Augusta University was well represented at the 2018 National Collegiate Honors Council Annual Conference, which took place in Boston in November.

The National Collegiate Honors Council, founded in 1966, works to support and promote undergraduate honors education and to “support and enhance the community of educational institutions, professionals and students who participate in collegiate honors education around the world.”

Ten students in the honors program from the College of Science and Mathematics and Pamplin College of Arts, Humanities, and Social Sciences traveled to Boston to present their individual theses on a national stage. Their participation was made possible through  cooperation among the honors program, the Center for Undergraduate Research and Scholarship and the Pamplin Student Research Travel fund,

Two students took home a Sloan Prize for Undergraduate Research, including Cynthia Panzella’s first place award in Art and Visual Media for her original screenplay Seventeen-Year Cicada, and the College of Science and Mathematics’ Kikelomo Ogunsemore, who won second place in Environmental Sciences, Conservation and Green Technology for her project “The Sublethal Effects and Bioaccumulation of 17-Ethinyl Estradiol in Lumbriculus Variegatus.”

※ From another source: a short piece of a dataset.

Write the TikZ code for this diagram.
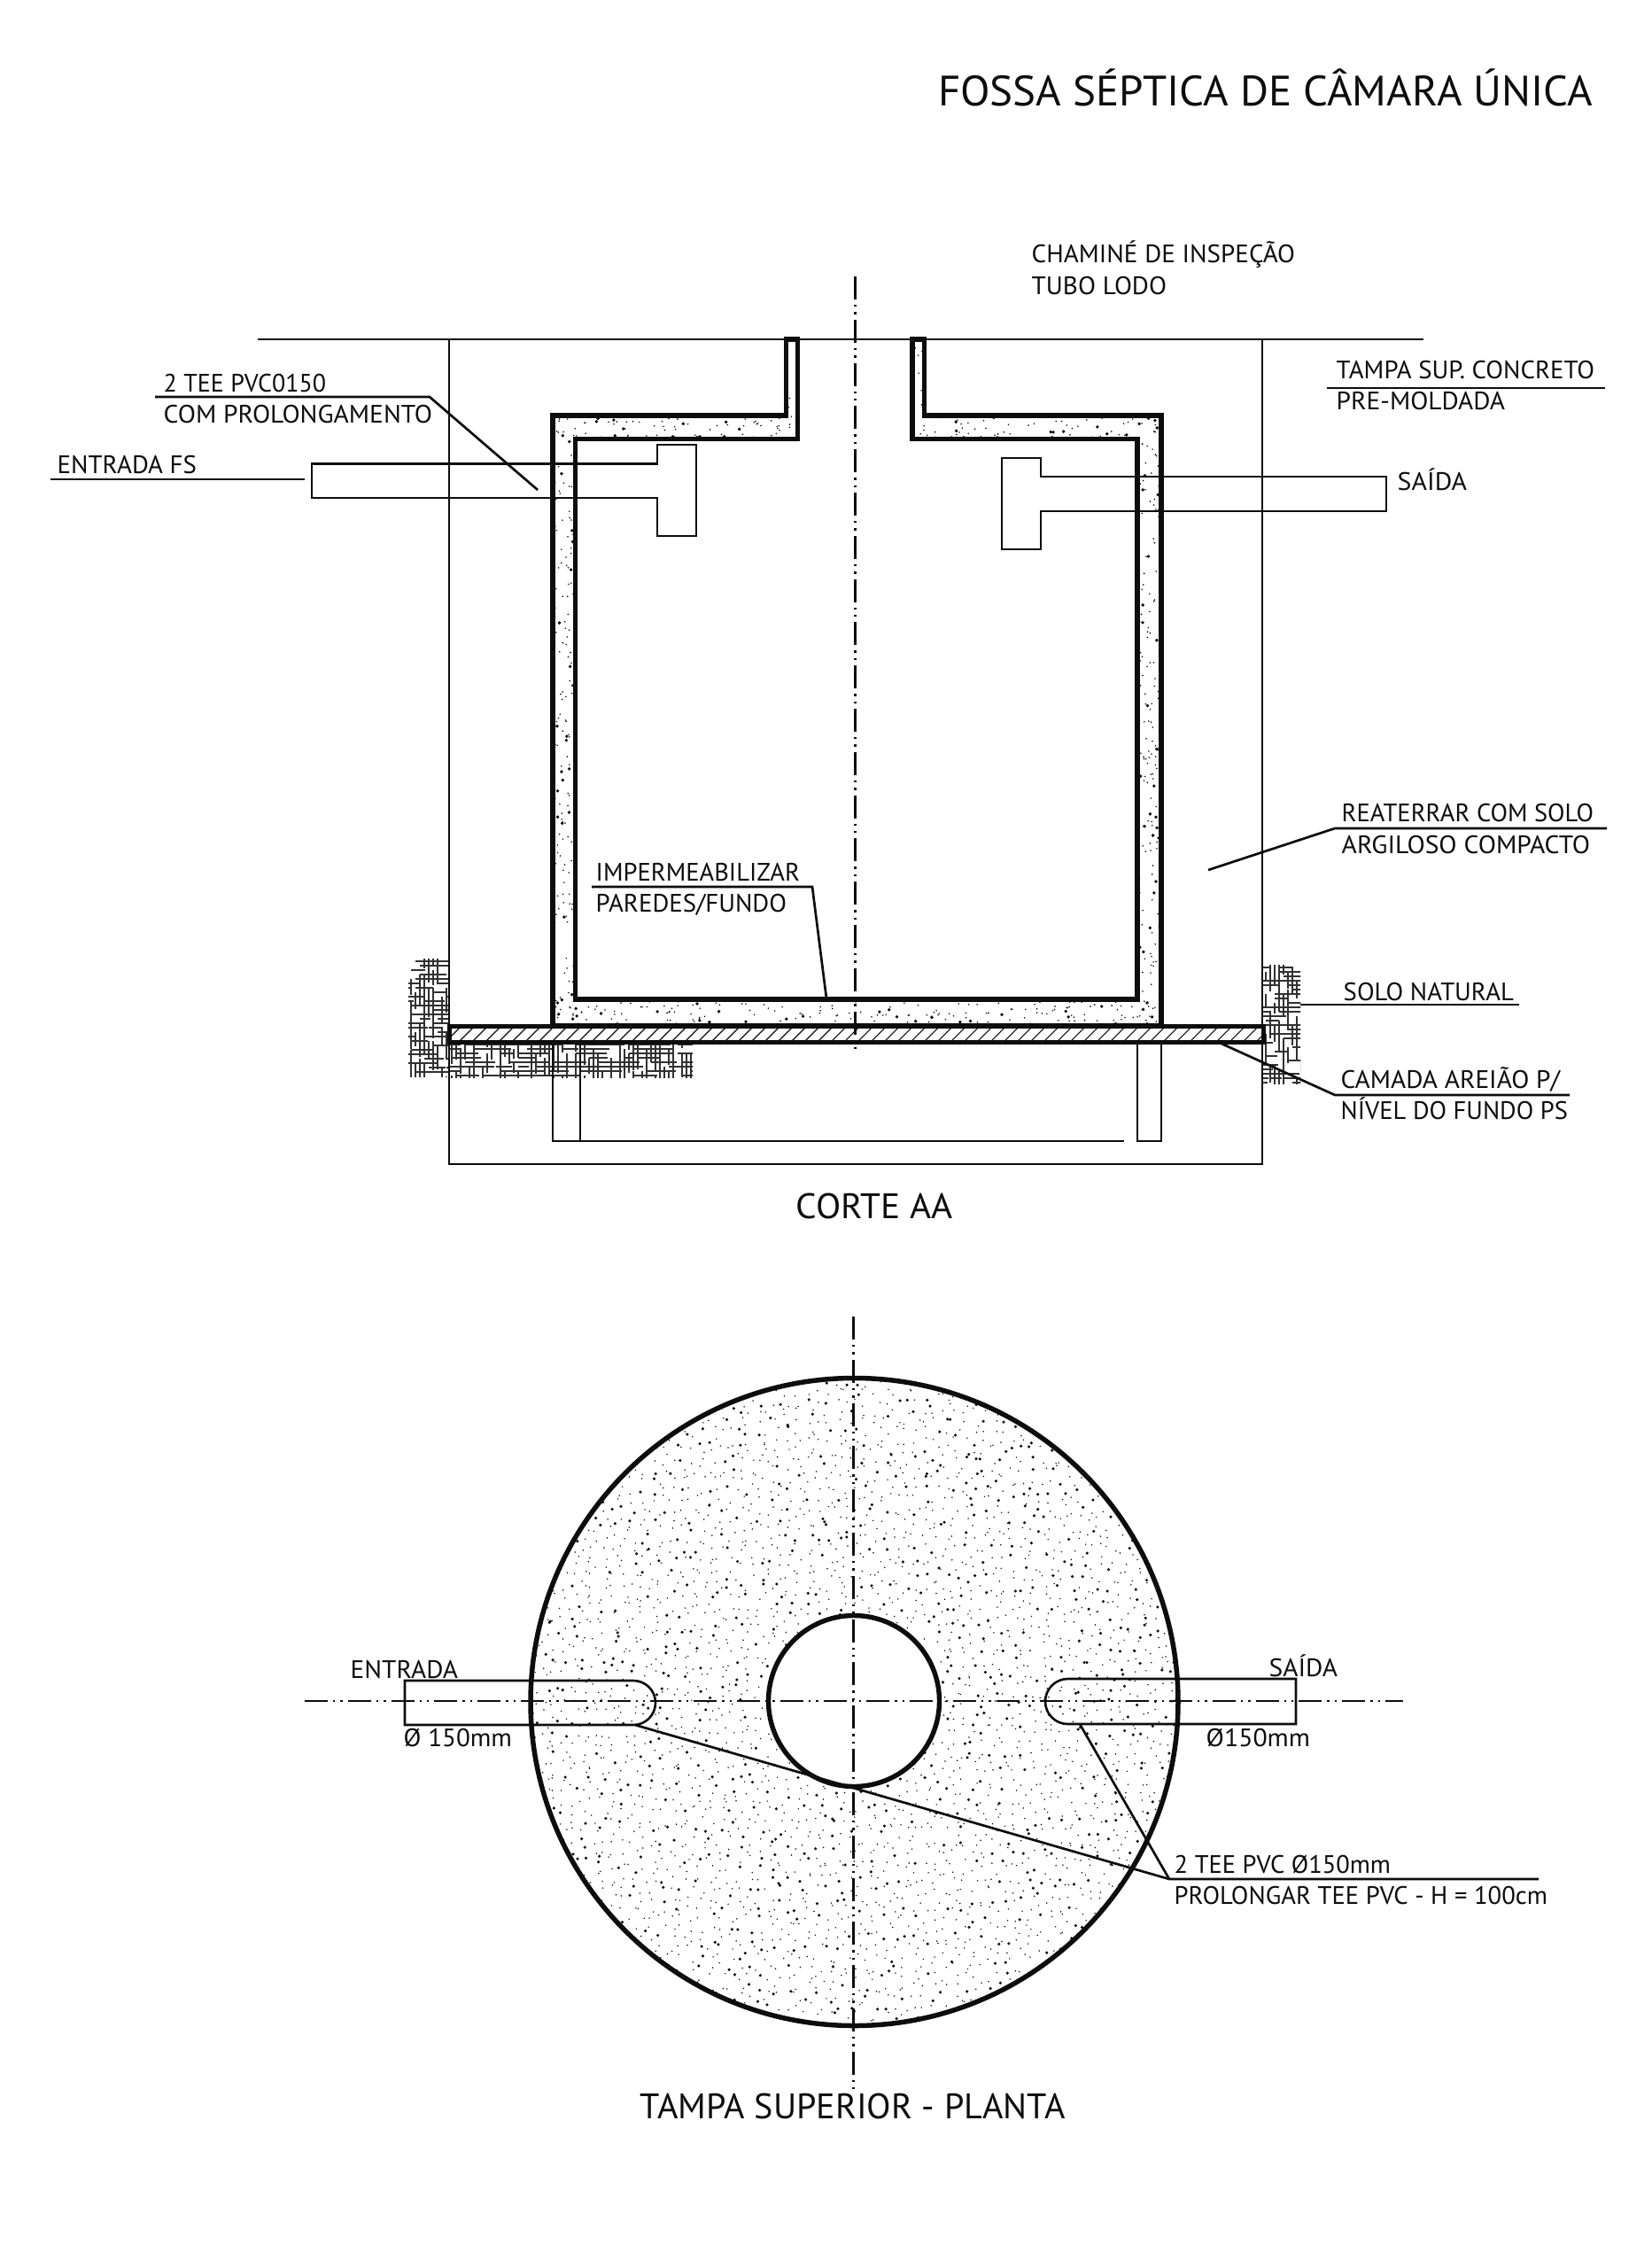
\documentclass[tikz,border=0pt]{standalone}
\usepackage{fontspec}
\usepackage{graphicx}
\setmainfont{PT Sans}
\newcommand{\lbl}[6][28.5]{\node[anchor=base west,inner sep=0pt,outer sep=0pt,text=ink,xshift={-0.08*#1*1pt}] (#2) at (#3,#4) {\resizebox{\dimexpr #5pt-#3pt+#1pt*8/100\relax}{\height}{\fontsize{#1pt}{#1pt}\selectfont #6}};}
\definecolor{ink}{gray}{0.05}
\tikzset{
  thin line/.style={draw=ink,line width=2.6pt},
  leader/.style={draw=ink,line width=2.7pt},
  thick wall/.style={draw=ink,line width=5.8pt,miter limit=10},
  axis/.style={draw=ink,line width=2.4pt,dash pattern=on 26pt off 6pt on 2.4pt off 6pt on 2.4pt off 6pt},
  hatchline/.style={draw=ink,line width=1.1pt},
  soilline/.style={draw=ink!85,line width=1.15pt}
}
% random stipple: #1 x0, #2 y0, #3 w, #4 h, #5 small count, #6 large count
\newcommand{\stipple}[6]{%
  \foreach \n in {1,...,#5} {\fill[ink] ({#1+#3*rnd},{#2+#4*rnd}) circle (0.9);}
  \foreach \n in {1,...,#6} {\fill[ink] ({#1+#3*rnd},{#2+#4*rnd}) circle (1.9);}
}
% soil: #1 x0, #2 y0, #3 w, #4 h, #5 number of lines
\newcommand{\soil}[5]{%
  \begin{scope}
    \clip (#1,#2) rectangle ++(#3,#4);
    \foreach \n in {1,...,#5} {
      \pgfmathsetmacro{\ax}{#1-12+round(rnd*(#3+12)/5)*5}
      \pgfmathsetmacro{\ay}{#2-12+round(rnd*(#4+12)/5)*5}
      \pgfmathsetmacro{\al}{10+rnd*24}
      \pgfmathtruncatemacro{\dir}{rnd>0.5 ? 1 : 0}
      \ifnum\dir=1
        \draw[soilline] (\ax,\ay) -- ++(\al,0);
      \else
        \draw[soilline] (\ax,\ay) -- ++(0,\al);
      \fi
    }
  \end{scope}
}
\begin{document}
\begin{tikzpicture}[x=1pt,y=-1pt]
\pgfmathsetseed{4217}
\useasboundingbox (0,0) rectangle (1865,2560);
\fill[white] (0,0) rectangle (1865,2560);

% ---------- CORTE AA ----------
% soil
\soil{461}{1082}{46}{133}{130}
\soil{507}{1176}{275}{40}{270}
\soil{1426}{1089}{42}{134}{125}

% concrete wall stipple
\begin{scope}
  \clip (887.5,383) -- (900.5,383) -- (900.5,495.5) -- (649.5,495.5) -- (649.5,1128) -- (1284,1128) -- (1284,495.5) -- (1030,495.5) -- (1030,383) -- (1043.5,383) -- (1043.5,469) -- (1311,469) -- (1311,1158) -- (624,1158) -- (624,469) -- (887.5,469) -- cycle;
  \stipple{624}{469}{27}{690}{150}{30}
  \stipple{1284}{469}{27}{690}{150}{30}
  \stipple{624}{1128}{687}{30}{170}{35}
  \stipple{624}{469}{276}{27}{60}{14}
  \stipple{1030}{469}{281}{27}{60}{14}
  \stipple{887}{383}{14}{90}{8}{1}
  \stipple{1030}{383}{14}{90}{8}{1}
\end{scope}

% outlines of the excavation
\draw[thin line] (291,383) -- (1607,383);
\draw[thin line] (507,383) -- (507,1314) -- (1425,1314) -- (1425,383);

% wall
\draw[thick wall] (887.5,383) -- (900.5,383) -- (900.5,495.5) -- (649.5,495.5) -- (649.5,1128) -- (1284,1128) -- (1284,495.5) -- (1030,495.5) -- (1030,383) -- (1043.5,383) -- (1043.5,469) -- (1311,469) -- (1311,1158) -- (624,1158) -- (624,469) -- (887.5,469) -- cycle;

% slab with hatch
\fill[white] (507,1158) rectangle (1426,1176);
\begin{scope}
  \clip (507,1158) rectangle (1426,1176);
  \foreach \i in {0,...,62} {
    \draw[hatchline] ({503+15*\i},1176) -- ++(18,-18);
  }
\end{scope}
\draw[draw=ink,line width=5pt,miter limit=10] (507,1158) rectangle (1426,1176);

% foundation stubs
\draw[thin line] (624,1176) -- (624,1288) -- (1269,1288);
\draw[thin line] (655,1176) -- (655,1288);
\draw[thin line] (1284,1176) -- (1284,1288) -- (1311,1288) -- (1311,1176);

% tees
\draw[thin line] (352,523.5) -- (742,523.5) -- (742,502) -- (786,502) -- (786,605) -- (742,605) -- (742,562) -- (352,562) -- cycle;
\draw[thin line] (1565,538) -- (1175,538) -- (1175,517) -- (1131,517) -- (1131,620) -- (1175,620) -- (1175,577) -- (1565,577) -- cycle;

% axis
\draw[axis] (965.5,312) -- (965.5,1189);

% leaders section
\coordinate (tee-a) at (175,448);
\coordinate (tee-b) at (485,448);
\coordinate (tee-c) at (607,553);
\draw[leader] (tee-a) -- (tee-b) -- (tee-c);
\coordinate (ent-a) at (57,541);
\coordinate (ent-b) at (344,541);
\draw[leader] (ent-a) -- (ent-b);
\coordinate (tam-a) at (1498,438);
\coordinate (tam-b) at (1812,438);
\draw[leader] (tam-a) -- (tam-b);
\coordinate (rea-a) at (1364,982);
\coordinate (rea-b) at (1507,935);
\coordinate (rea-c) at (1814,935);
\draw[leader] (rea-a) -- (rea-b) -- (rea-c);
\coordinate (imp-a) at (668,1001);
\coordinate (imp-b) at (917,1001);
\coordinate (imp-c) at (933,1127);
\draw[leader] (imp-a) -- (imp-b) -- (imp-c);
\coordinate (sol-a) at (1468,1134);
\coordinate (sol-b) at (1715,1134);
\draw[leader] (sol-a) -- (sol-b);
\coordinate (cam-a) at (1379,1178);
\coordinate (cam-b) at (1507,1236);
\coordinate (cam-c) at (1772,1236);
\draw[leader] (cam-a) -- (cam-b) -- (cam-c);

% ---------- PLANTA ----------
\begin{scope}
  \clip (964.5,1921) circle (365.5);
  \foreach \gx in {0,...,66} {
    \foreach \gy in {0,...,66} {
      \fill[ink] ({599+\gx*11+11*rnd},{1555+\gy*11+11*rnd}) circle ({rnd<0.24 ? 1.75 : 0.85});
    }
  }
\end{scope}
\fill[white] (964,1920) circle (96.5);
\draw[draw=ink,line width=5.4pt] (964,1920) circle (96.5);
\draw[draw=ink,line width=5.5pt] (964.5,1921) circle (365.5);

% pipes in plan
\draw[thin line] (457,1897) -- (715,1897) arc[start angle=-90,end angle=90,radius=25] -- (457,1947) -- cycle;
\draw[thin line] (1463,1895) -- (1205.5,1895) arc[start angle=270,end angle=90,radius=25.5] -- (1463,1946) -- cycle;

% axes in plan
\draw[axis] (344,1920) -- (1584,1920);
\draw[axis] (963.5,1486) -- (963.5,2358);

% leaders in plan
\coordinate (pl-a) at (717,1947);
\coordinate (pl-b) at (1219,1946);
\coordinate (pl-c) at (1320,2121);
\coordinate (pl-d) at (1737,2121);
\draw[leader] (pl-a) -- (pl-c) -- (pl-d);
\draw[leader] (pl-b) -- (pl-c);

% ---------- TEXTS ----------
\lbl[48]{title}{1063}{119}{1798}{FOSSA SÉPTICA DE CÂMARA ÚNICA}
\lbl{chamine}{1167}{296}{1462}{CHAMINÉ DE INSPEÇÃO}
\lbl{tubo}{1167}{332}{1317}{TUBO LODO}
\lbl{tampa}{1511}{427}{1800}{TAMPA SUP. CONCRETO}
\lbl{pre}{1511}{462}{1699}{PRE-MOLDADA}
\lbl{saida}{1580}{553}{1656}{SAÍDA}
\lbl{tee}{187}{442}{368}{2 TEE PVC0150}
\lbl{com}{187}{477}{488}{COM PROLONGAMENTO}
\lbl{entfs}{67}{534}{222}{ENTRADA FS}
\lbl{imper}{675}{994}{903}{IMPERMEABILIZAR}
\lbl{paredes}{675}{1029}{888}{PAREDES/FUNDO}
\lbl{reat}{1517}{927}{1799}{REATERRAR COM SOLO}
\lbl{argil}{1517}{963}{1795}{ARGILOSO COMPACTO}
\lbl{solo}{1519}{1129}{1709}{SOLO NATURAL}
\lbl{camada}{1516}{1228}{1761}{CAMADA AREIÃO P/}
\lbl{nivel}{1516}{1263}{1770}{NÍVEL DO FUNDO PS}
\lbl[40]{corte}{902}{1375}{1076}{CORTE AA}
\lbl[40]{plantatit}{726}{2391}{1203}{TAMPA SUPERIOR - PLANTA}
\lbl{entrada}{398}{1894}{517}{ENTRADA}
\lbl{diam-a}{458}{1971}{578}{Ø 150mm}
\lbl{saida-b}{1435}{1892}{1510}{SAÍDA}
\lbl{diam-b}{1364}{1971}{1479}{Ø150mm}
\lbl{teeb}{1328}{2114}{1570}{2 TEE PVC Ø150mm}
\lbl{prolong}{1328}{2149}{1747}{PROLONGAR TEE PVC - H = 100cm}
\end{tikzpicture}
\end{document}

Additionally, Allyson Smith was awarded a Portz Interdisciplinary Research Fellowship for her project titled, “The Relationship Between Christianity and PTSD Illustrated Through 19th- and 20th-Century Literature.”

The students submitted their work, which was essentially their thesis research, to the conference last spring.

“All of these students really have been working on their projects for probably about a year and a half when you consider where they started through now,” said Dr. Tim Sadenwasser, director of the honors program. “It’s not been easy for them, but we hope it’s been very much worthwhile and they’ve learned a lot about their subjects, and this is our way of saying good job and let’s go someplace fun and educational.”

But the honors program does more than help students go to conferences. According to Abhiram Srivatsa, a student in the College of Science and Mathematics, there are several other opportunities and advantages that come from being in the honors program.

“Within all these classes you’re not only just with people of your own sub-specialty or with people who are in anthropology or in humanities, arts and sciences — you get amazing exposure to all the forward thinkers in each respective discipline. I think that’s incredible,” said Srivatsa. “It’s not just four years of you just figuring out what you’re doing; it’s four years of also figuring out what other people are doing with their lives. I think that’s really cool.”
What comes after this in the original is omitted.